The "new" glass  (upside down) - the blue tint doesn't
seem that dark now that it's installed
We struck a deal and I made plans to install it with the help of a neighbor who reportedly had some experience with the task.  This turned out to be a very good plan, as he not only knew how to do the job, he also had a large, heated shop into which we could drive the van and close the door.  The van is too tall to fit in my tiny shop, and the weekend forecast was threatening freezing rain and snow.

We removed the wiper arms, cut the old seal and pushed out the cracked glass from the inside. This was fun - scrunch down in the seat, put your feet up on the glass and push!  Rust in the lower corners of the windshield frame can be a big problem, requiring repair before proceding.  I was relieved to see all the supporting frame was in perfect condition.

No rust!

After cleaning the frame, we applied a little KY jelly around the corners ( the most difficult place to seat the seal). Preparing the seal involved pressing it into place around the glass then inserting a polypropylene string  into the groove with a loop of string left at the top.  I was inside with a blunt instrument (so as not to poke through the seal) and worked around the windshield starting at the lower middle, one hand manipulating the seal with the tool, the other hand pulling the string out as the seal slipped into place along the frame. My neighbor was on the outside pushing gently on the glass and giving me all kinds of helpful advice interspersed with dire warnings about the glass cracking if I made one false move. It took about 15 minutes of this to fully seat the windshield.  I later squirted a little polyurethane caulk under the edge of the seal because some water was seeping in - not while parked but while driving in heavy rain.

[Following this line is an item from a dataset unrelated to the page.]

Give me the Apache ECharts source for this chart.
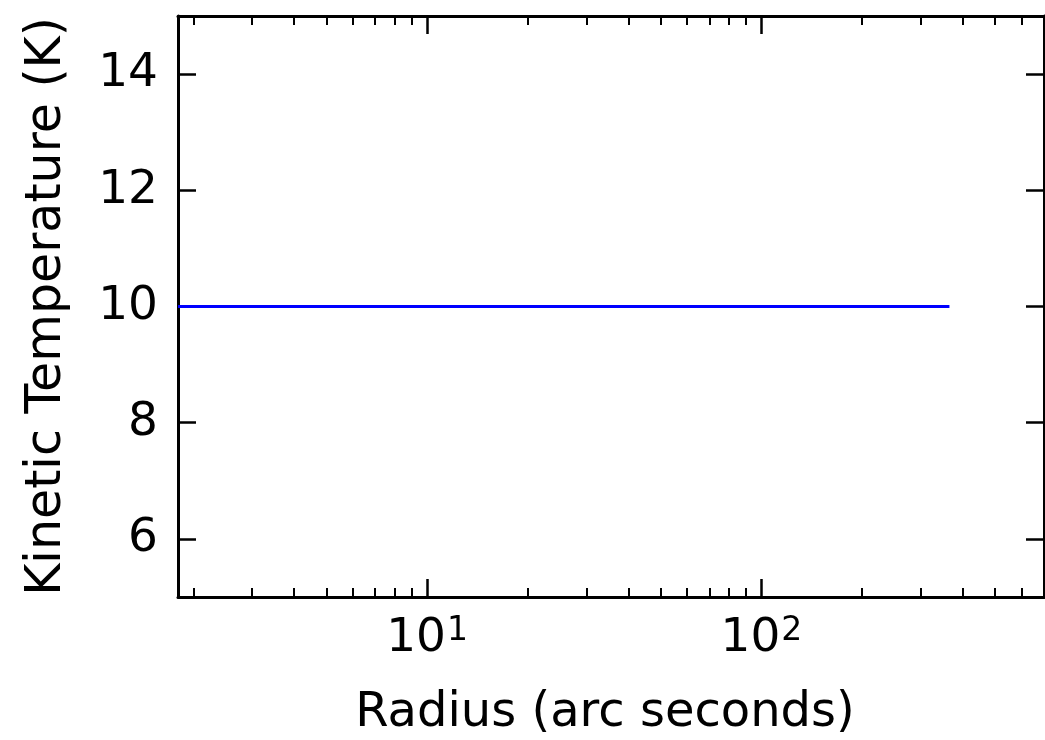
<!DOCTYPE html>
<html>
<head>
<meta charset="utf-8">
<script src="https://cdn.jsdelivr.net/npm/echarts@6/dist/echarts.min.js"></script>
<style>
html,body{margin:0;padding:0;background:#fff;}
#chart{width:1045px;height:740px;}
</style>
</head>
<body>
<div id="chart"></div>
<script>
// Data
var radius = [1.8, 365];
var temperature = [10, 10];
var xMajorTicks = [10, 100];
var xMinorTicks = [2, 3, 4, 5, 6, 7, 8, 9, 20, 30, 40, 50, 60, 70, 80, 90, 200, 300, 400, 500, 600, 700];
var yTicks = [6, 8, 10, 12, 14];
var xName = 'Radius (arc seconds)';
var yName = 'Kinetic Temperature (K)';

var FONT = 'DejaVu Sans';
var FS = 47;
var NAME_FS = 48;
var xMin = 1.8, xMax = 700, yMin = 5, yMax = 15;

function logAxis(pos, major, withLabel) {
  return {
    type: 'log', logBase: 10, position: pos, min: xMin, max: xMax,
    axisLine: {show: major, lineStyle: {color: '#000', width: 3}},
    axisTick: {show: true, inside: true, length: major ? 18 : 9,
      customValues: major ? xMajorTicks : xMinorTicks,
      lineStyle: {color: '#000', width: major ? 2.5 : 2}},
    minorTick: {show: false},
    splitLine: {show: false},
    axisLabel: withLabel ? {
      show: true, customValues: xMajorTicks, margin: 18,
      formatter: function (v) {
        var e = Math.round(Math.log10(v));
        return '{b|10}{s|' + e + '}';
      },
      rich: {
        b: {fontFamily: FONT, fontSize: FS, color: '#000', lineHeight: 56, verticalAlign: 'top'},
        s: {fontFamily: FONT, fontSize: 33, color: '#000', lineHeight: 30, verticalAlign: 'top', padding: [0, 0, 0, 1]}
      }
    } : {show: false},
    name: withLabel ? xName : '',
    nameLocation: 'middle', nameGap: 93,
    nameTextStyle: {fontFamily: FONT, fontSize: NAME_FS, color: '#000', padding: [0, 12, 0, 0]}
  };
}

function valAxis(pos, withLabel) {
  return {
    type: 'value', position: pos, min: yMin, max: yMax,
    axisLine: {show: true, lineStyle: {color: '#000', width: 3}},
    axisTick: {show: true, inside: true, length: 18, customValues: yTicks,
      lineStyle: {color: '#000', width: 2.5}},
    splitLine: {show: false},
    axisLabel: withLabel ? {show: true, customValues: yTicks, margin: 20,
      fontFamily: FONT, fontSize: FS, color: '#000', padding: [0, 0, 11, 0]} : {show: false},
    name: withLabel ? yName : '',
    nameLocation: 'middle', nameGap: 106,
    nameTextStyle: {fontFamily: FONT, fontSize: NAME_FS + 1, color: '#000'}
  };
}

var chart = echarts.init(document.getElementById('chart'), null, {renderer: 'canvas'});
chart.setOption({
  animation: false,
  backgroundColor: '#fff',
  grid: {left: 178, right: 1, top: 16, bottom: 143, containLabel: false, outerBoundsMode: 'none'},
  xAxis: [
    logAxis('bottom', true, true),
    logAxis('bottom', false, false),
    logAxis('top', true, false),
    logAxis('top', false, false)
  ],
  yAxis: [
    valAxis('left', true),
    valAxis('right', false)
  ],
  series: [{
    type: 'line',
    xAxisIndex: 0, yAxisIndex: 0,
    data: radius.map(function (r, i) { return [r, temperature[i]]; }),
    showSymbol: false,
    lineStyle: {color: '#0000ff', width: 3},
    clip: true
  }]
});
</script>
</body>
</html>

Windshield successfully installed!

After finishing the installation, I took the opportunity of being in the large heated space to raise the pop-top and waterproof the canvas.  A couple of 14-oz cans of Kiwi Camp Dry sprayed in two coats (had to turn off the heat and open the door for ventilation) seemed to be enough  - we'll see next rainy campout.  I also washed and hand waxed the entire body.

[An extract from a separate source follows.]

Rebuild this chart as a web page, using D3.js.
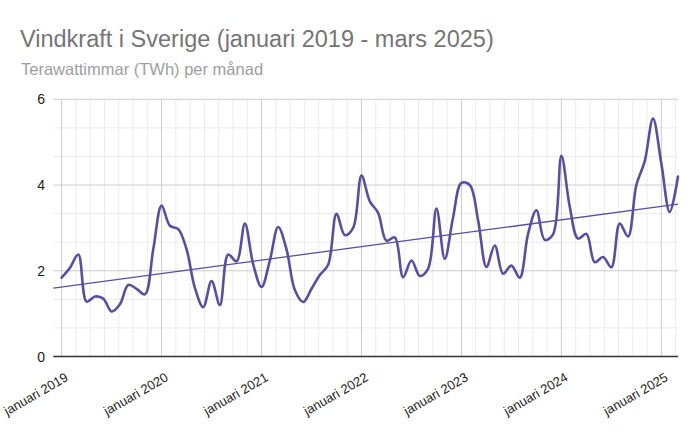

The same week, while perusing Craig's List I found a local Vanagon owner offering a set of four wheels, tires and hubcaps for a very reasonable price.  He had recently purchase a new set of 15" wheels and tires from GoWesty and wanted these out of his garage.  The tires were fairly new with hardly any wear, and most importantly were the correct load capacity for the Vanagon.  These vans are heavy, especially when you add the Westfalia conversion.  Finding 14" tires with a load rating of about 1,600 lbs is not that easy (which is one reason why the 15" or 16" wheel conversion is so popular - many more tire choices).

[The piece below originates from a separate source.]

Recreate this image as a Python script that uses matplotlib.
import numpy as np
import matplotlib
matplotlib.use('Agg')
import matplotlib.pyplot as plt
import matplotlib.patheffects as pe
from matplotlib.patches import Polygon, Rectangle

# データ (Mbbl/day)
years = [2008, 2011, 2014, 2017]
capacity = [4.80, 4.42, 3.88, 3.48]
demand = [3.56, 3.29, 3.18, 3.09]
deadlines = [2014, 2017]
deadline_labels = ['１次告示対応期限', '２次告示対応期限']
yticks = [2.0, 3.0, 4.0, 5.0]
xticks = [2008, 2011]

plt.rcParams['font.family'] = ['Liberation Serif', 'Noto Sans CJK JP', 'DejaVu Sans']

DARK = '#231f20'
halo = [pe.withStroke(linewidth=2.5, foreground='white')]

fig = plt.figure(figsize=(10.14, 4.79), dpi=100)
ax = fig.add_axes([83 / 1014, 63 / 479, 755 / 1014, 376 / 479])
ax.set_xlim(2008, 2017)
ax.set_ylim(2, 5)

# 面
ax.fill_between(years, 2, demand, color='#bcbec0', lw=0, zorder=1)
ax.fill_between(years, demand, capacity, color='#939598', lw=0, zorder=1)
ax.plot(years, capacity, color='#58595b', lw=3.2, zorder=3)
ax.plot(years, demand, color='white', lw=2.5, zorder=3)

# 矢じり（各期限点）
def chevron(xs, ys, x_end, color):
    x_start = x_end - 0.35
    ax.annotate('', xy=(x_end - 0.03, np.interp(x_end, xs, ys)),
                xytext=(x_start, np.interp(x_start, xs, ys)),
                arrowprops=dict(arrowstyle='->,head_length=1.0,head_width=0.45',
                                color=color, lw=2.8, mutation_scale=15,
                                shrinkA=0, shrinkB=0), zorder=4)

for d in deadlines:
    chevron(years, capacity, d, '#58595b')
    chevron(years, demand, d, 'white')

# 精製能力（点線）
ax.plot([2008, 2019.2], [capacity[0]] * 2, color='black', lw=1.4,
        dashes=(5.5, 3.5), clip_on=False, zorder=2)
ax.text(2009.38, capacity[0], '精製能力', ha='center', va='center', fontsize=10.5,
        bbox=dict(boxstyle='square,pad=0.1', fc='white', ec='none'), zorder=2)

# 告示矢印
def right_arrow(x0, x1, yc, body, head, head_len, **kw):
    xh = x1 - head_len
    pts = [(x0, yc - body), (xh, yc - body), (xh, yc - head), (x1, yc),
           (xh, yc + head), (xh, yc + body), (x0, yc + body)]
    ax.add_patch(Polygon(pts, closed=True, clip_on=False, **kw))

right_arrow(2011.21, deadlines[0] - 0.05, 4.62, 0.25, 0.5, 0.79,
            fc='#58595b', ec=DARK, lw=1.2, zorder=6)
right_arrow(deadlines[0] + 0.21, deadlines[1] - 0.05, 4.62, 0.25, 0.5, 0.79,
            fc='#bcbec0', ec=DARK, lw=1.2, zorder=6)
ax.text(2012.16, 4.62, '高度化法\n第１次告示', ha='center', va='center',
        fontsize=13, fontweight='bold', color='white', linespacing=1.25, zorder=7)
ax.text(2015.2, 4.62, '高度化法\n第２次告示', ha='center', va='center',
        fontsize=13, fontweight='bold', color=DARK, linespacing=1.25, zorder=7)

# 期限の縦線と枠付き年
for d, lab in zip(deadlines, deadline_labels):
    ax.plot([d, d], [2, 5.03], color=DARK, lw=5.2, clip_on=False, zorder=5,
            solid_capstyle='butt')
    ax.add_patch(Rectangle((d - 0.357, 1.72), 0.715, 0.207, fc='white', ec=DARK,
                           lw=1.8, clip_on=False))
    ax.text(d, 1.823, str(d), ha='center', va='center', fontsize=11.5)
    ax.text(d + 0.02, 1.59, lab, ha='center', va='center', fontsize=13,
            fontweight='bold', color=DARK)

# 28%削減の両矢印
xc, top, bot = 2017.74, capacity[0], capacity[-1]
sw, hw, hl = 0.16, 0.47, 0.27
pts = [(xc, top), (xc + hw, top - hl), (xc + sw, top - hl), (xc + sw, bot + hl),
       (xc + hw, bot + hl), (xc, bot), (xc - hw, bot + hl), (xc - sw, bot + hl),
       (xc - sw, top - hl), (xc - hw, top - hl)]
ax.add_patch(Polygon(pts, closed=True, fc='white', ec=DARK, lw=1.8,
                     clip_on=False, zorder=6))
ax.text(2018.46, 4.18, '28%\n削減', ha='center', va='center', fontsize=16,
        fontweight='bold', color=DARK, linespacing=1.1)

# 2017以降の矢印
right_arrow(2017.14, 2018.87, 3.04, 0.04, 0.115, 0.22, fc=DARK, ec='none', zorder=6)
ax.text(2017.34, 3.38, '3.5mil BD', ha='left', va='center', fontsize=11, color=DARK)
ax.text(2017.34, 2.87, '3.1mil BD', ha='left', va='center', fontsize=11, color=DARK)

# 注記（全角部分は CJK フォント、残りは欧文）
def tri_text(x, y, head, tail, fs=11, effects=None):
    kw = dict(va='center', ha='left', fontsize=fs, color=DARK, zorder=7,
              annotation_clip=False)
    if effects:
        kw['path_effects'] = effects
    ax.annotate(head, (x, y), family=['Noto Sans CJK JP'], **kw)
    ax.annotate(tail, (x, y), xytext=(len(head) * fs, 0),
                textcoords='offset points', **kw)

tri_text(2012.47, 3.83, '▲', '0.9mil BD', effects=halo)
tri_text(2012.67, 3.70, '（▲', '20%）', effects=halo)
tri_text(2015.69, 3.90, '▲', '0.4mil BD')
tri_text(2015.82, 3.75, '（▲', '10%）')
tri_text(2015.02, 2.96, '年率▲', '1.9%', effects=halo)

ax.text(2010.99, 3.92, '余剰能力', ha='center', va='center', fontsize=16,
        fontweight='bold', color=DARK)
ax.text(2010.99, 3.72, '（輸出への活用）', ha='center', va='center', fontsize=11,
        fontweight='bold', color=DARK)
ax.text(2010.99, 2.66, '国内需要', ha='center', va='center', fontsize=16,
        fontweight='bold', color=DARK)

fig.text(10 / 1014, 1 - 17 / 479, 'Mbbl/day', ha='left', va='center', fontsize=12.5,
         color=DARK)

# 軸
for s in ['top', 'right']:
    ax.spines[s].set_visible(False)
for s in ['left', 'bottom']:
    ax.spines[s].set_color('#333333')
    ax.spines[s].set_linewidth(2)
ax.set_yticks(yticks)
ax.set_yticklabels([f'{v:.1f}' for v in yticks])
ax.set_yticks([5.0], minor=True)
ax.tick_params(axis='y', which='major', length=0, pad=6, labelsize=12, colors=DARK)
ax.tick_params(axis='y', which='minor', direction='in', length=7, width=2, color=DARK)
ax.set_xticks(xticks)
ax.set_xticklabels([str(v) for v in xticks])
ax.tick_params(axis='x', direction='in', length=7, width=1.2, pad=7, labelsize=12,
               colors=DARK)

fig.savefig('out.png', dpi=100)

Someday I'd like to find some 15" wheels like this for Westly
Original equipment on 2000 Mercedes CLK
We met by the Fauntleroy ferry terminal and made the swap - his unwanted wheels and tires for my cash.  The deal included a set of GoWesty hubcaps and valve stem caps with tiny VW emblems on them.  After a half-hour or so of Vanagon talk, we parted happy.

Ready to go - but first, a couple of weeks of freezing weather
A small electric heater kept the inside warm and dry
I do have a cover - but didn't put it on in time 


  1. Sure is nice driving right after having a windshield replacement. Everything looks so clean and clear!

  2. Any tips on the windshid rust repair? Our 1982 diesel, Mae West, has two little spots, one on each lower corner. We were considering pulling the windshield and using some Por15.

  3. Hey KuhlFace - Por15 is a great idea to stop the destruction and may be all you need for small spots. If there is actually metal missing, then rebuilding the area with fresh metal should be done to hold the seal properly thus preventing leaks and errant windshields. I saw an informative thread about this on The Samba. Thanks for asking!